> _Exercise objective_:
Repeat the full listing below verbatim and keep the images out.
"""
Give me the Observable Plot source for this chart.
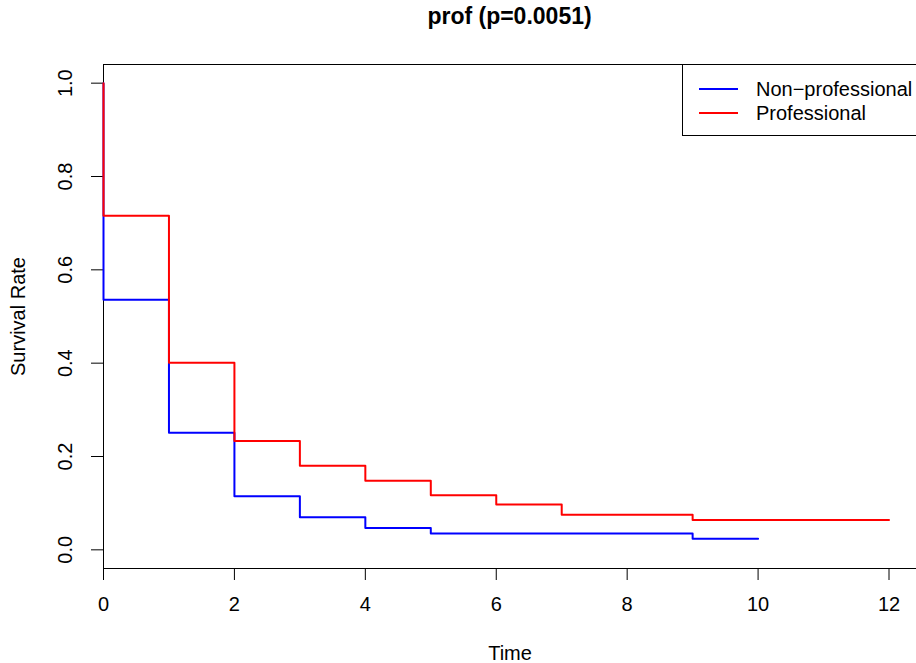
<!DOCTYPE html>
<html>
<head>
<meta charset="utf-8">
<script src="https://cdn.jsdelivr.net/npm/d3@7"></script>
<script src="https://cdn.jsdelivr.net/npm/@observablehq/plot@0.6"></script>
<style>
  html, body { margin: 0; padding: 0; background: #fff; overflow: hidden; }
  #wrap { position: relative; width: 916px; height: 663px; font-family: "Liberation Sans", Arial, sans-serif; }
  #title { height: 40px; margin: 0; padding-top: 1px; box-sizing: border-box; text-align: center; font-weight: bold; font-size: 23px; line-height: 30px; color: #000; padding-left: 103px; }
  #legend { position: absolute; left: 682px; top: 64px; width: 260px; height: 72px; border: 1px solid #000; box-sizing: border-box; background: #fff; }
  .row { position: absolute; left: 0; height: 24px; display: flex; align-items: center; font-size: 20px; color: #000; }
  .sw { width: 39px; height: 2px; margin-left: 16px; margin-right: 18px; }
  svg { display: block; }
</style>
</head>
<body>
<div id="wrap">
  <div id="title"></div>
  <div id="chart"></div>
  <div id="legend"></div>
</div>
<script>
const titleText = "prof (p=0.0051)";
const xLabel = "Time";
const yLabel = "Survival Rate";
const groups = ["Non\u2212professional", "Professional"];
const colors = ["#0000ff", "#ff0000"];

const nonProfTime = [0, 0, 1, 2, 3, 4, 5, 9, 10];
const nonProfSurv = [1.0, 0.536, 0.251, 0.115, 0.070, 0.047, 0.035, 0.024, 0.024];
const profTime = [0, 0, 1, 2, 3, 4, 5, 6, 7, 9, 12];
const profSurv = [1.0, 0.716, 0.401, 0.233, 0.180, 0.148, 0.117, 0.097, 0.075, 0.064, 0.064];

const xTicks = [0, 2, 4, 6, 8, 10, 12];
const yTicks = [0.0, 0.2, 0.4, 0.6, 0.8, 1.0];
const xDomain = [0, 12.42];
const yDomain = [-0.04, 1.04];

const nonProf = nonProfTime.map((t, i) => ({time: t, surv: nonProfSurv[i], group: groups[0]}));
const prof = profTime.map((t, i) => ({time: t, surv: profSurv[i], group: groups[1]}));

document.getElementById("title").textContent = titleText;

const fontSize = 20;
const chart = Plot.plot({
  width: 916,
  height: 623,
  marginLeft: 103,
  marginRight: 0,
  marginTop: 24,
  marginBottom: 95,
  style: {fontFamily: "Liberation Sans, Arial, sans-serif", fontSize: fontSize + "px", color: "#000", background: "#fff"},
  x: {domain: xDomain, axis: null},
  y: {domain: yDomain, axis: null},
  marks: [
    Plot.ruleY([yDomain[1]], {stroke: "#000", strokeWidth: 1}),
    Plot.ruleY([yDomain[0]], {stroke: "#000", strokeWidth: 1}),
    Plot.ruleX([xDomain[0]], {stroke: "#000", strokeWidth: 1}),
    Plot.axisX({ticks: xTicks, tickSize: 12, tickFormat: () => "", label: null, stroke: "#000"}),
    Plot.axisY({ticks: yTicks, tickSize: 12, tickFormat: () => "", label: null, stroke: "#000"}),
    Plot.text(xTicks, {x: d => d, text: d => String(d), frameAnchor: "bottom", dy: 36, lineAnchor: "middle", fontSize: fontSize, fill: "#000"}),
    Plot.text(yTicks, {y: d => d, text: d => d.toFixed(1), frameAnchor: "left", dx: -38, rotate: -90, lineAnchor: "middle", textAnchor: "middle", fontSize: fontSize, fill: "#000"}),
    Plot.text([xLabel], {text: d => d, frameAnchor: "bottom", dy: 85, lineAnchor: "middle", fontSize: fontSize, fill: "#000"}),
    Plot.text([yLabel], {text: d => d, frameAnchor: "left", dx: -85, rotate: -90, lineAnchor: "middle", textAnchor: "middle", fontSize: fontSize, fill: "#000"}),
    Plot.line(nonProf, {x: "time", y: "surv", curve: "step-after", stroke: colors[0], strokeWidth: 2}),
    Plot.line(prof, {x: "time", y: "surv", curve: "step-after", stroke: colors[1], strokeWidth: 2})
  ]
});
document.getElementById("chart").appendChild(chart);

const legend = document.getElementById("legend");
groups.forEach((g, i) => {
  const row = document.createElement("div");
  row.className = "row";
  row.style.top = (12 + i * 24) + "px";
  const sw = document.createElement("div");
  sw.className = "sw";
  sw.style.background = colors[i];
  const label = document.createElement("span");
  label.textContent = g;
  row.appendChild(sw);
  row.appendChild(label);
  legend.appendChild(row);
});
</script>
</body>
</html>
"""
> _Solution for this problem_:
Give me the Observable Plot source for this chart.
<!DOCTYPE html>
<html>
<head>
<meta charset="utf-8">
<script src="https://cdn.jsdelivr.net/npm/d3@7"></script>
<script src="https://cdn.jsdelivr.net/npm/@observablehq/plot@0.6"></script>
<style>
  html, body { margin: 0; padding: 0; background: #fff; overflow: hidden; }
  #wrap { position: relative; width: 916px; height: 663px; font-family: "Liberation Sans", Arial, sans-serif; }
  #title { height: 40px; margin: 0; padding-top: 1px; box-sizing: border-box; text-align: center; font-weight: bold; font-size: 23px; line-height: 30px; color: #000; padding-left: 103px; }
  #legend { position: absolute; left: 682px; top: 64px; width: 260px; height: 72px; border: 1px solid #000; box-sizing: border-box; background: #fff; }
  .row { position: absolute; left: 0; height: 24px; display: flex; align-items: center; font-size: 20px; color: #000; }
  .sw { width: 39px; height: 2px; margin-left: 16px; margin-right: 18px; }
  svg { display: block; }
</style>
</head>
<body>
<div id="wrap">
  <div id="title"></div>
  <div id="chart"></div>
  <div id="legend"></div>
</div>
<script>
const titleText = "prof (p=0.0051)";
const xLabel = "Time";
const yLabel = "Survival Rate";
const groups = ["Non\u2212professional", "Professional"];
const colors = ["#0000ff", "#ff0000"];

const nonProfTime = [0, 0, 1, 2, 3, 4, 5, 9, 10];
const nonProfSurv = [1.0, 0.536, 0.251, 0.115, 0.070, 0.047, 0.035, 0.024, 0.024];
const profTime = [0, 0, 1, 2, 3, 4, 5, 6, 7, 9, 12];
const profSurv = [1.0, 0.716, 0.401, 0.233, 0.180, 0.148, 0.117, 0.097, 0.075, 0.064, 0.064];

const xTicks = [0, 2, 4, 6, 8, 10, 12];
const yTicks = [0.0, 0.2, 0.4, 0.6, 0.8, 1.0];
const xDomain = [0, 12.42];
const yDomain = [-0.04, 1.04];

const nonProf = nonProfTime.map((t, i) => ({time: t, surv: nonProfSurv[i], group: groups[0]}));
const prof = profTime.map((t, i) => ({time: t, surv: profSurv[i], group: groups[1]}));

document.getElementById("title").textContent = titleText;

const fontSize = 20;
const chart = Plot.plot({
  width: 916,
  height: 623,
  marginLeft: 103,
  marginRight: 0,
  marginTop: 24,
  marginBottom: 95,
  style: {fontFamily: "Liberation Sans, Arial, sans-serif", fontSize: fontSize + "px", color: "#000", background: "#fff"},
  x: {domain: xDomain, axis: null},
  y: {domain: yDomain, axis: null},
  marks: [
    Plot.ruleY([yDomain[1]], {stroke: "#000", strokeWidth: 1}),
    Plot.ruleY([yDomain[0]], {stroke: "#000", strokeWidth: 1}),
    Plot.ruleX([xDomain[0]], {stroke: "#000", strokeWidth: 1}),
    Plot.axisX({ticks: xTicks, tickSize: 12, tickFormat: () => "", label: null, stroke: "#000"}),
    Plot.axisY({ticks: yTicks, tickSize: 12, tickFormat: () => "", label: null, stroke: "#000"}),
    Plot.text(xTicks, {x: d => d, text: d => String(d), frameAnchor: "bottom", dy: 36, lineAnchor: "middle", fontSize: fontSize, fill: "#000"}),
    Plot.text(yTicks, {y: d => d, text: d => d.toFixed(1), frameAnchor: "left", dx: -38, rotate: -90, lineAnchor: "middle", textAnchor: "middle", fontSize: fontSize, fill: "#000"}),
    Plot.text([xLabel], {text: d => d, frameAnchor: "bottom", dy: 85, lineAnchor: "middle", fontSize: fontSize, fill: "#000"}),
    Plot.text([yLabel], {text: d => d, frameAnchor: "left", dx: -85, rotate: -90, lineAnchor: "middle", textAnchor: "middle", fontSize: fontSize, fill: "#000"}),
    Plot.line(nonProf, {x: "time", y: "surv", curve: "step-after", stroke: colors[0], strokeWidth: 2}),
    Plot.line(prof, {x: "time", y: "surv", curve: "step-after", stroke: colors[1], strokeWidth: 2})
  ]
});
document.getElementById("chart").appendChild(chart);

const legend = document.getElementById("legend");
groups.forEach((g, i) => {
  const row = document.createElement("div");
  row.className = "row";
  row.style.top = (12 + i * 24) + "px";
  const sw = document.createElement("div");
  sw.className = "sw";
  sw.style.background = colors[i];
  const label = document.createElement("span");
  label.textContent = g;
  row.appendChild(sw);
  row.appendChild(label);
  legend.appendChild(row);
});
</script>
</body>
</html>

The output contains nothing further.